The participants will win gifts from the 8th finals of their club's cup: jerseys, match tickets, balls, goodies... At the end of the national final, the two national winners (one on Old Generation consoles and one on Next Generation consoles) will be offered several rewards: a 1,000 Euro cash prize, two PS5s, an evening backstage at the eLigue 1 Uber Eats, and a qualifying place for the eLigue 1 Challenge 2023.
"Through this commitment alongside the LFP in the organization of the eLigue 1 Open by Uber Eats, we want to continue to offer new experiences to soccer and eSports fans. We are delighted to be able to continue to bring together all the communities that make up French soccer, while accompanying the digital turn initiated by the Professional Football League", says Bastien Pahus, general manager Uber Eats France, Switzerland, and Belgium.
"The launch of this seventh edition in collaboration with EA SPORTSTM marks once again the LFP's perennial commitment to eSports. For this new season, it is with great enthusiasm that we reinforce this commitment thanks to the participation of our title partner of Ligue 1 Uber Eats, which shares our ambition to meet the needs of amateur players who are fans of the championship but also of its clubs", Mathieu Ficot, Deputy Director General of the LFP says.
NBA opens up franchise investment to pension and sovereign wealth funds
The National Basketball Association (NBA) will permit sovereign wealth funds, endowments, and pensions will now be able to acquire passive stakes in the NBA’s franchises.
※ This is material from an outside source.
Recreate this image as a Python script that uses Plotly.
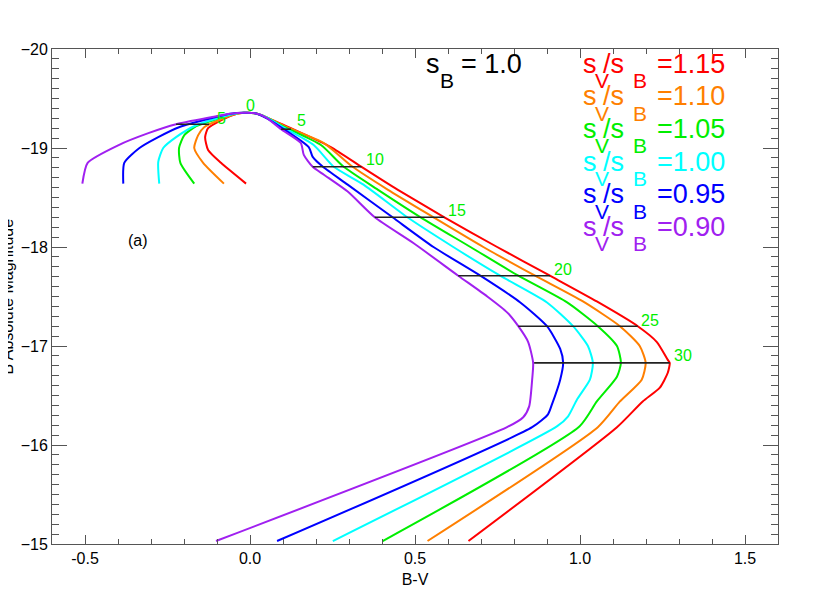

This decision has been taken after a recent vote by the NBA’s board, according to which investment would still need a league review as well as the approval of the governing board. “The NBA board of governors recently decided to allow direct, passive investments in NBA teams by institutional investors. All such investments are subject to league review and NBA board approval”, NBA’s spokesman Mike Bass tells in a statement to several US media.
This strategic choice is in line with the NBA becoming, at the beginning of 2021, the first US major league to open up franchises’ ownership to private equity firms. “Currently, private equity firms can acquire up to 20 per cent of a single franchise and are limited to investing in a maximum of five teams. It is unclear at this stage whether pension or sovereign wealth funds will be investing under the same conditions. Meanwhile, the maximum equity an NBA team can sell to external funds remains at 30 per cent”, sportsmedia.com adds.
Olympique Lyonnais to be sold to Eagle Football Holdings
In a press release published on December the 10th, OL Groupe announced that it had obtained all the necessary agreements to finalize the sale of Olympique Lyonnais to Eagle Football Holdings, after being postponed several times.
The OL Groupe’s statement adds that Eagle has now confirmed that all necessary agreements have been obtained and the contracts signed, such that the conditions are in place to proceed with the completion of the transaction. Eagle Football Holdings and "its financing sources, as well as the Sellers and OL Groupe, are now ready to begin the closing process. Given the technical delays inherent to this type of transaction, the closing is expected to take place on December the 19th", OL Groupe concludes.
On July the 7th, Eagle signed a deal to buy €39.201.514 shares of OLG at €3 per share, as well as 789.824 shares of the OSRANE group of shareholders (film company Pathe, Chinese investment fund IDG Capital, and Jean-Michel Aulas’ family holding company Holnest) at €265.57 per share. That will give Eagle close to 88% of the OL Group. The global price is about €327.